Anyone, without an oppressed common sense and even without looking into science, can see that trying to put up a hypothesis to make any part working/better/optimised without affecting another part is only a wild goose, it is only guessing. Not to mention how in earth we can know and tell our top management that our transformation is on track.
As long as a hypothesis-driven approach is done on the whole (any context) or recursively on parts or completely independent parts (like processes in manufacturing), it is a good and fast way to gain new knowledge if needed. And as mentioned there are many methods that can be used. The feedback-loop is important and for example regarding the uncertainty of what the customer-need really is, leading indicators can be helpful metrics. It is never possible to have a hypothesis-driven approach when trying to solve built-in problems, because it is impossible to solve symptoms. This goes for both organizational problems, when we have problems with our way of working, or product problems. Instead, we need to get down to the root cause(s) first, which is where we can apply solutions, depending on the context, domain and complexity level.
As we now can see, it is of utterly importance to understand that a built-in problem only can be solved by dissolving the problem and its root cause(s), and it seems like this knowledge need to increase. Without this understanding, expressions like analysis-paralysis can emerge and hypothesis-driven everything can become a hype.
And now when we have this knowledge, we can stop an overuse of the hypothesis-driven everything, because who wants to get into the fatal hypothesis-nemesis cycle, self-inflicted or not. No one, we can presume.
C u soon again.
*root causes are simply only non-fulfilled principles (laws). Think about Archimedes’ principle; if we make a boat that is heavier than the water it pushes away, it will go under in no-time, meaning that our root cause is that we did not fulfil Archimedes’ principle.
**and, of course we need to understand where the dissolution of the root cause can be executed, in the team, in the team of teams, etc. up to the enterprise level. Applying the solution on the wrong level, especially a too low level, means that we are trying to solve symptoms, which only will lead to unintended consequences which we sometimes can see pretty soon, but in most cases much later.
But, when we finally have found the root cause(s), we apply the method Systemic Organizational Systems Design – SOSD in the Complex domain, to redesign the organization, see this series for a deep-dive. Probably the words complex or wicked in front of problem, is just because we for a long time have been trying to do the impossible; to solve symptoms.

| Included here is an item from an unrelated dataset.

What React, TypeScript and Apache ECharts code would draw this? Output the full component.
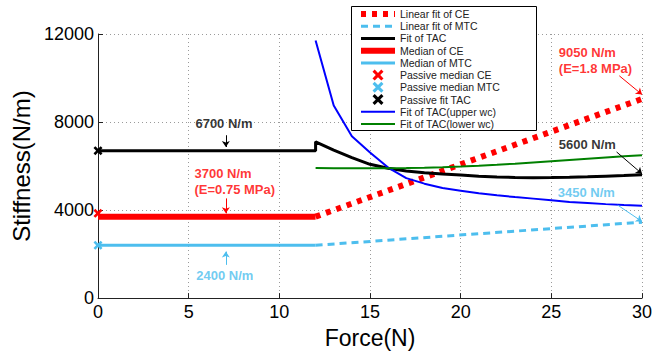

The last hunch about root causes is when the science has not yet understood the root cause to a problem, meaning the question why does not give any answer, because we are only trying to solve a symptom, so experimentation is not possible. An example is the unsuccessful blood transfusions with many people dying, during 300 years before the 1940s when the last piece was found, the Rh system, and we could finally understand why people were dying even though we already year 1900 understood blood groups. To focus on people dying at the blood transfusion, as the symptom it is, with further experimentation, would never have found the science of the blood group and finally the science of the Rh system.